Gonzalez is an adjunct professor of art at the University of Central Arkansas and UA-Little Rock. She has an M.F.A. from California College of the Arts in San Francisco, where she focused on furthering her skills in textiles and natural dye techniques. She was a 2017 Hot Springs National Park artist in residence. The Arkansas Arts Council awarded her an Individual Artist Fellowship in Contemporary Craft in 2017.
“As a maker, I feel a frantic urge to record the places I have known, such as northern California and central Arkansas, to attempt to embody the way these locations have shaped me and the way I feel within them,” Gonzalez says in her artist statement. “Recording and archiving both physical and emotional landscapes, I create a moving methodology to respond to places that have already affected me and those I will meet in the future.

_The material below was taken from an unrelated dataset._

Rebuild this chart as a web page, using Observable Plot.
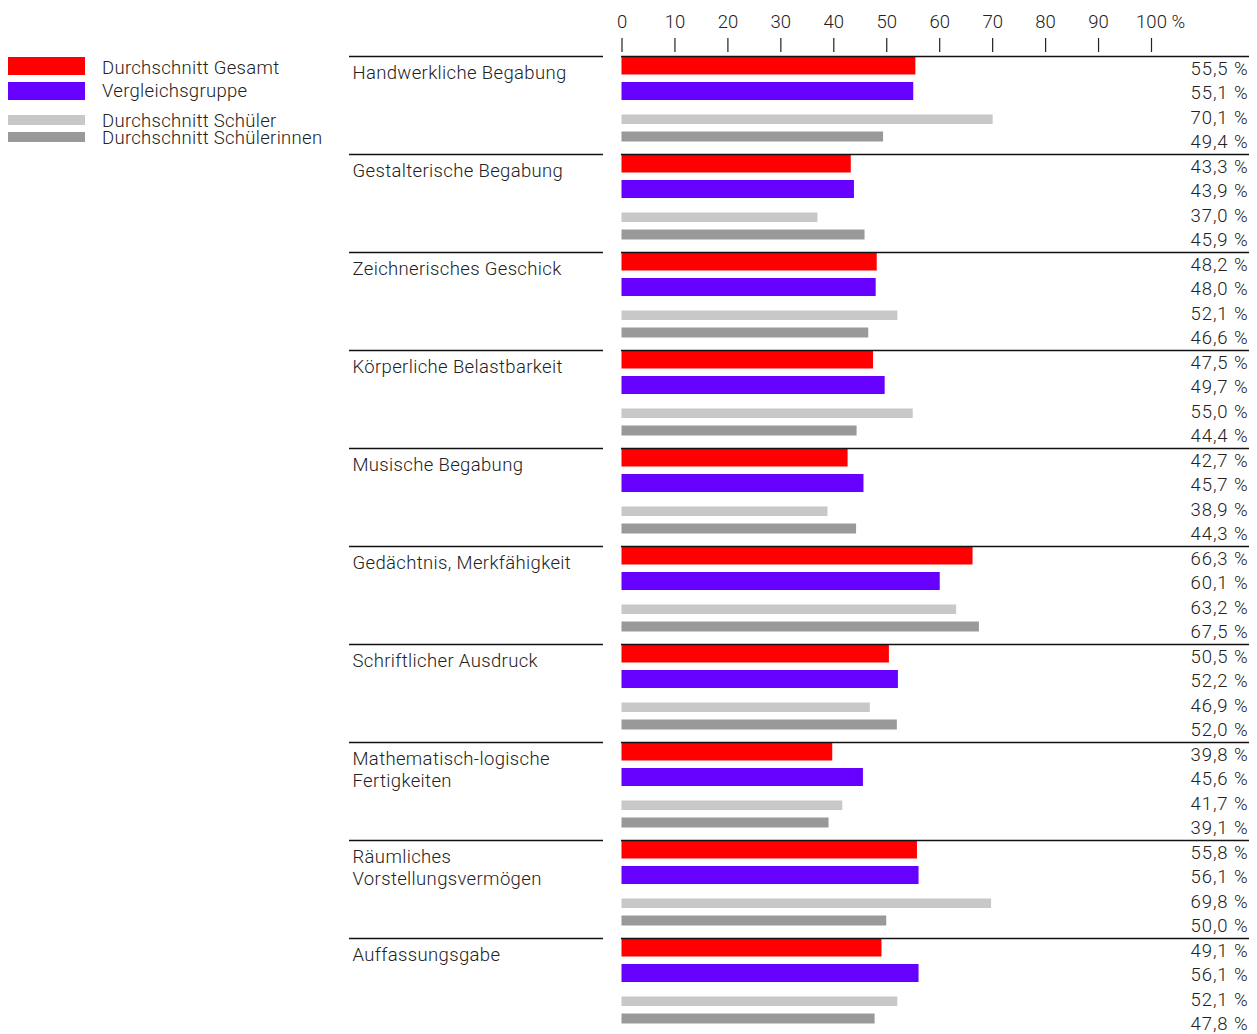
<!DOCTYPE html>
<html>
<head>
<meta charset="utf-8">
<script src="https://cdn.jsdelivr.net/npm/d3@7"></script>
<script src="https://cdn.jsdelivr.net/npm/@observablehq/plot@0.6"></script>
<style>
  html, body { margin: 0; padding: 0; background: #fff; overflow: hidden; }
  #chart { position: relative; width: 1257px; height: 1034px; font-family: Roboto, "Noto Sans", sans-serif; font-weight: 300; color: #222; }
  #chart svg { position: absolute; left: 0; top: 0; }
  .sw { position: absolute; left: 8px; width: 77px; }
  .lg { position: absolute; left: 102px; font-size: 18.5px; letter-spacing: 0.3px; line-height: 1; white-space: nowrap; }
</style>
</head>
<body>
<div id="chart"></div>
<script>
// Begabungsprofil: Selbsteinschätzung in Prozent
const categories = [
  "Handwerkliche Begabung",
  "Gestalterische Begabung",
  "Zeichnerisches Geschick",
  "Körperliche Belastbarkeit",
  "Musische Begabung",
  "Gedächtnis, Merkfähigkeit",
  "Schriftlicher Ausdruck",
  "Mathematisch-logische\nFertigkeiten",
  "Räumliches\nVorstellungsvermögen",
  "Auffassungsgabe"
];
const seriesNames = ["Durchschnitt Gesamt", "Vergleichsgruppe", "Durchschnitt Schüler", "Durchschnitt Schülerinnen"];
const durchschnittGesamt        = [55.5, 43.3, 48.2, 47.5, 42.7, 66.3, 50.5, 39.8, 55.8, 49.1];
const vergleichsgruppe          = [55.1, 43.9, 48.0, 49.7, 45.7, 60.1, 52.2, 45.6, 56.1, 56.1];
const durchschnittSchueler      = [70.1, 37.0, 52.1, 55.0, 38.9, 63.2, 46.9, 41.7, 69.8, 52.1];
const durchschnittSchuelerinnen = [49.4, 45.9, 46.6, 44.4, 44.3, 67.5, 52.0, 39.1, 50.0, 47.8];
const axisTicks = [0, 10, 20, 30, 40, 50, 60, 70, 80, 90, 100];

// Darstellung
const seriesColors = ["#ff0000", "#6600ff", "#c8c8c8", "#999999"];
const barInsets = [[1, 6], [1.5, 5], [9.5, 5.5], [2, 12.5]];   // [top, bottom] in px within each slot
const W = 1257, TOP = 56, ROWH = 98;
const X_RANGE = [621.5, 1151];
const FONT = 18.5;
const INK = "#222";

const seriesValues = [durchschnittGesamt, vergleichsgruppe, durchschnittSchueler, durchschnittSchuelerinnen];
const rows = [];
categories.forEach((c, i) => seriesValues.forEach((vals, j) => rows.push({category: c, series: seriesNames[j], slot: j, value: vals[i]})));
const fmt = v => v.toFixed(1).replace(".", ",") + " %";

const chart = document.getElementById("chart");

// Legende
const legendBoxes = [[57, 18], [82, 18], [115, 9.5], [132, 10]];
const legendBaselines = [75, 98, 127.5, 145];
seriesNames.forEach((name, j) => {
  const sw = document.createElement("div");
  sw.className = "sw";
  sw.style.top = legendBoxes[j][0] + "px";
  sw.style.height = legendBoxes[j][1] + "px";
  sw.style.background = seriesColors[j];
  chart.appendChild(sw);
  const lg = document.createElement("div");
  lg.className = "lg";
  lg.style.top = (legendBaselines[j] - 0.8415 * FONT) + "px";
  lg.textContent = name;
  chart.appendChild(lg);
});

const plotStyle = {fontFamily: "Roboto, 'Noto Sans', sans-serif", background: "transparent", overflow: "visible"};

// Achse oben
const axis = Plot.plot({
  width: W, height: TOP,
  marginTop: 38, marginBottom: 4, marginLeft: 0, marginRight: 0,
  style: plotStyle,
  x: {domain: [0, 100], range: X_RANGE, axis: null},
  marks: [
    Plot.ruleX(axisTicks, {x: d => d, stroke: INK, strokeWidth: 1.2}),
    Plot.text(axisTicks, {x: d => d, text: d => String(d), frameAnchor: "top", lineAnchor: "middle", dy: -16.5, fontSize: FONT, fontWeight: 300, fill: INK}),
    Plot.text(["%"], {x: () => 100, text: d => d, frameAnchor: "top", lineAnchor: "middle", textAnchor: "start", dx: 20, dy: -16.5, fontSize: FONT, fontWeight: 300, fill: INK})
  ]
});
chart.appendChild(axis);

// Balken je Kategorie
const bars = Plot.plot({
  width: W, height: TOP + ROWH * categories.length,
  marginTop: TOP, marginBottom: 0, marginLeft: 0, marginRight: 0,
  style: plotStyle,
  x: {domain: [0, 100], range: X_RANGE, axis: null},
  y: {domain: [0, 4], reverse: true, axis: null},
  fy: {domain: categories, padding: 0, axis: null, label: null},
  marks: [
    ...seriesNames.map((s, j) => Plot.rectX(rows.filter(r => r.slot === j), {
      fy: "category", x: "value", y1: "slot", y2: r => r.slot + 1,
      fill: seriesColors[j], insetTop: barInsets[j][0], insetBottom: barInsets[j][1]
    })),
    Plot.ruleY(categories, {fy: d => d, y: () => 0, stroke: "#111", strokeWidth: 1.3, insetLeft: 349, insetRight: W - 603}),
    Plot.ruleY(categories, {fy: d => d, y: () => 0, stroke: "#111", strokeWidth: 1.3, insetLeft: 621, insetRight: 8}),
    Plot.text(categories, {fy: d => d, y: () => 0, text: d => d, frameAnchor: "left", textAnchor: "start", lineAnchor: "top", dx: 352, dy: 7, lineHeight: 1.19, fontSize: FONT, fontWeight: 300, fill: INK}),
    Plot.text(rows, {fy: "category", y: r => r.slot + 0.5, text: r => fmt(r.value), frameAnchor: "right", textAnchor: "end", dx: -9, dy: 0, fontSize: FONT, fontWeight: 300, fill: INK})
  ]
});
chart.appendChild(bars);
// Zahlenbeschriftungen etwas gesperrt
bars.querySelectorAll("text").forEach(t => { t.style.letterSpacing = /%$/.test(t.textContent) ? "0.9px" : "0.35px"; });
</script>
</body>
</html>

“Collecting flowers, hulls, barks, fruits and vegetables, I boil the materials to release the inherent colors of the land. Sewing, looping, and layering naturally stained textiles focuses a restless mind as I archive through making to respond to the fear of what may happen when a place changes. A homesickness for places I still know saturates each stain and reveals a constant concern of what might happen when a specific site and I are no longer connected. The fleeting feeling of place leaves me frantically trying to grasp onto something I cannot hold. To keep still, my hands must move and I ground myself in the physical plants and fibers. I knot, loop, cut, and drape dyed textiles to focus and to remember the intimate moments in each place I know. The cardinal singing in the backyard at dawn is woven into each crocheted thread, actually colored by the neighboring summer weeds.
“I am colored by the land; together, we generate place.”
“I have been fortunate to see both of these artists at work: Sofia teaching young students the techniques of hand-dyeing with natural materials, and David demonstrating the process of forging metal for maker audiences young and old,” says ASC Executive Director Dr. Rachel Miller, “Each artist's methodology and aesthetic reflects ASC's aim to explore with our community the diversity of artistic expression.”
This exhibit marks the debut of the gallery’s new LED lighting, which was made possible by the generosity of the late Diane Ayres. She was a longtime supporter of ASC.
Fire & Fiber runs through Saturday, July 28, 2018.